A Practical Extrinsic calibration method for joint depth and color sensors

• Published in: Optics and lasers in engineering Vol. 149; p. 106789
• Main Authors: Xu, Ailing, Jiang, Guang, Bai, Zixuan
• Format: Journal Article
• Language: English
• Published: Elsevier Ltd 01.02.2022
• Subjects: Extrinsic calibration; Homography; Planar motion; RGB-D; RGB-D; Extrinsic calibration; Homography; Planar motion
• ISSN: 0143-8166; 1873-0302
• DOI: 10.1016/j.optlaseng.2021.106789

•Proposed a practical extrinsic calibration method for joint depth and color sensors.•The proposed method only requires plane features and fits the onboard system well.•Proposed an optimization method for plane fitting.•Experiment based on Microsoft Azure Kinect DK shows the accuracy of the method. In recent years, with the development of navigation applications, depth and color sensor pairs have been widely used in many onboard systems of vision and robotics, for example, Automated Guided Vehicle (AGV).

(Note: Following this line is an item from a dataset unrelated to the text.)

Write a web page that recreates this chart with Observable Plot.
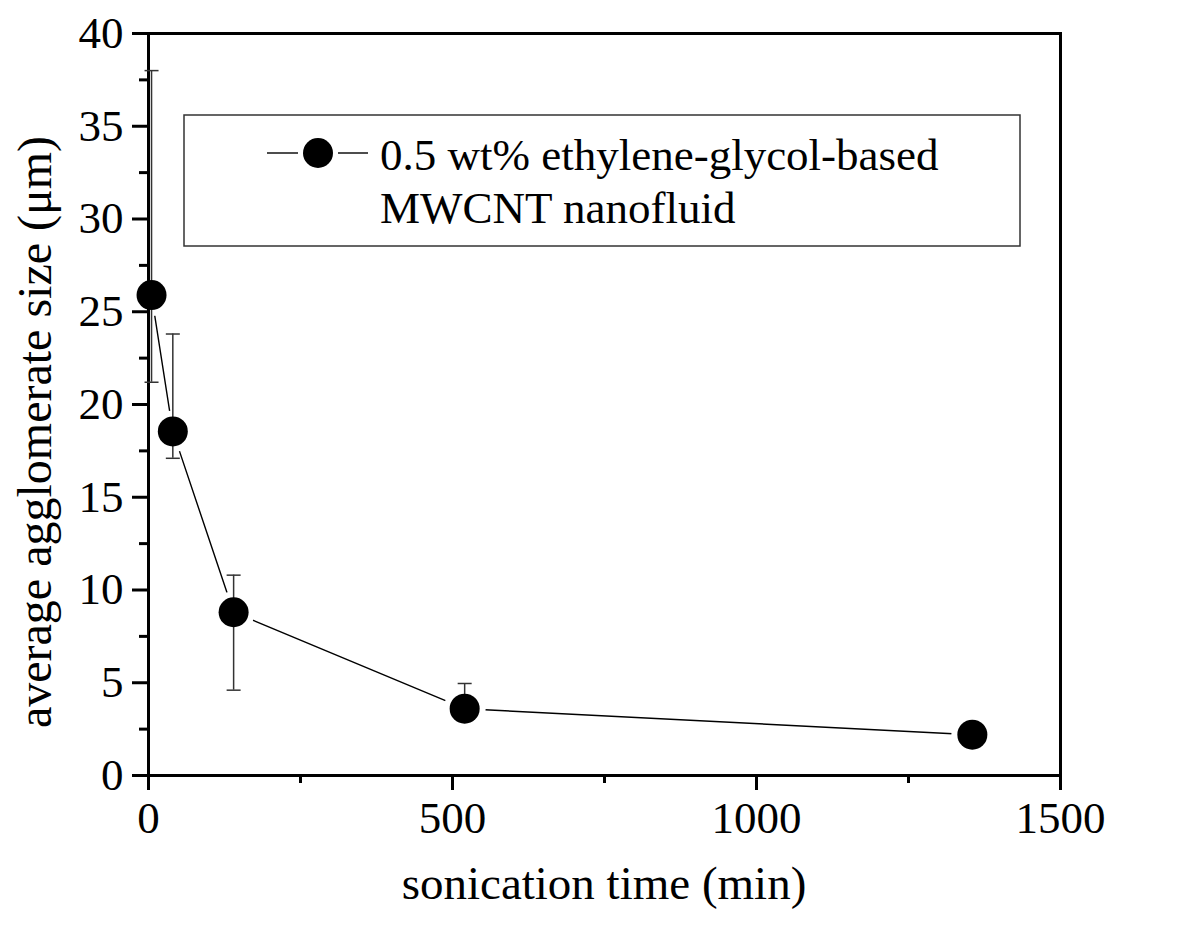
<!DOCTYPE html>
<html><head><meta charset="utf-8">
<script src="https://cdn.jsdelivr.net/npm/d3@7"></script>
<script src="https://cdn.jsdelivr.net/npm/@observablehq/plot@0.6"></script>
<style>body{margin:0;background:#fff} svg{display:block}</style>
</head><body><div id="chart"></div>
<script>
// Data
const time = [5, 40, 140, 520, 1355];          // sonication time (min)
const size = [25.9, 18.55, 8.8, 3.6, 2.2];      // average agglomerate size (µm)
const errLow = [21.2, 17.1, 4.6, 3.6, 2.2];
const errHigh = [38.0, 23.8, 10.8, 4.96, 2.2];
const xMajor = [0, 500, 1000, 1500];
const xMinor = [250, 750, 1250];
const yMajor = [0, 5, 10, 15, 20, 25, 30, 35, 40];
const yMinor = [2.5, 7.5, 12.5, 17.5, 22.5, 27.5, 32.5, 37.5];
const legendLines = ["0.5 wt% ethylene-glycol-based", "MWCNT nanofluid"];
const xTitle = "sonication time (min)";
const yTitle = "average agglomerate size (\u03bcm)";

const rows = time.map((t, i) => ({t, s: size[i], lo: errLow[i], hi: errHigh[i]}));
const bars = rows.filter(d => d.hi > d.lo);

const capSymbol = {draw(ctx) { ctx.moveTo(-7, 0); ctx.lineTo(7, 0); }};
const font = "'Liberation Serif', 'Times New Roman', serif";

const chart = Plot.plot({
  width: 1200, height: 925,
  marginLeft: 148, marginRight: 140, marginTop: 33, marginBottom: 150,
  x: {domain: [0, 1500]},
  y: {domain: [0, 40]},
  style: {fontFamily: font, background: "#fff", color: "#000"},
  marks: [
    Plot.line(rows, {x: "t", y: "s", stroke: "#000", strokeWidth: 1.4}),
    Plot.dot(rows, {x: "t", y: "s", r: 21, fill: "#fff", stroke: "none"}),
    Plot.frame({stroke: "#000", strokeWidth: 3}),
    Plot.axisX({ticks: xMajor, tickSize: 15, tickPadding: 11, strokeWidth: 3, fontSize: 45, label: null, tickFormat: d => String(d)}),
    Plot.axisX({ticks: xMinor, tickSize: 8, strokeWidth: 3, text: null, label: null}),
    Plot.axisY({ticks: yMajor, tickSize: 16, tickPadding: 9, strokeWidth: 3, fontSize: 45, label: null, tickFormat: d => String(d)}),
    Plot.axisY({ticks: yMinor, tickSize: 9, strokeWidth: 3, text: null, label: null}),
    Plot.ruleX(bars, {x: "t", y1: "lo", y2: "hi", stroke: "#333", strokeWidth: 1.5}),
    Plot.dot(bars.filter(d => d.lo < d.s), {x: "t", y: "lo", symbol: capSymbol, stroke: "#333", strokeWidth: 1.5}),
    Plot.dot(bars, {x: "t", y: "hi", symbol: capSymbol, stroke: "#333", strokeWidth: 1.5}),
    Plot.dot(rows, {x: "t", y: "s", r: 15, fill: "#000", stroke: "none"})
  ]
});
document.getElementById("chart").appendChild(chart);

const svg = d3.select(chart);
// Axis titles
svg.append("text").attr("x", 604).attr("y", 899).attr("text-anchor", "middle")
  .attr("font-family", font).attr("font-size", 47).attr("fill", "#000").text(xTitle);
svg.append("text").attr("transform", "translate(51,432) rotate(-90)").attr("text-anchor", "middle")
  .attr("font-family", font).attr("font-size", 48).attr("fill", "#000").text(yTitle);

// Legend
const lg = svg.append("g");
lg.append("rect").attr("x", 184).attr("y", 115).attr("width", 836).attr("height", 131)
  .attr("fill", "#fff").attr("stroke", "#333").attr("stroke-width", 1.5);
lg.append("line").attr("x1", 267).attr("x2", 298).attr("y1", 153).attr("y2", 153).attr("stroke", "#000").attr("stroke-width", 1.4);
lg.append("line").attr("x1", 338).attr("x2", 368).attr("y1", 153).attr("y2", 153).attr("stroke", "#000").attr("stroke-width", 1.4);
lg.append("circle").attr("cx", 318).attr("cy", 153).attr("r", 15).attr("fill", "#000");
legendLines.forEach((s, i) => {
  lg.append("text").attr("x", 380).attr("y", 170 + i * 53).attr("text-anchor", "start")
    .attr("font-family", font).attr("font-size", 45).attr("fill", "#000").text(s);
});
</script></body></html>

To effectively use the 3D data from the depth sensor and 2D data from the color sensor, extrinsic calibration is a fundamental problem. However, the existing calibration methods are mostly target-based or complicated, which could not fit onboard systems well. A flexible and practical approach is still expected. This paper presents an easy-to-use calibration method based on the line of two intersecting planes (e.g., floor and wall), which can be easily found in artificial environments. Make a planar motion of a set of depth and color sensors on the floor. Since the set's motion is relative to the line, we could consider the set static and the line to be moving with reference to the set. Lots of coplanar intersection points of the lines can be obtained from the depth sensor (3D) and color sensor (2D) together. Using these 3D-2D corresponding point pairs, a homography relationship about the floor between the depth sensor and color sensor can be computed. The extrinsic parameters between these two sensors can be solved in a closed-form. Our method is verified on both simulated and real data, and the experiments show that the method can perform well in terms of robustness and accuracy.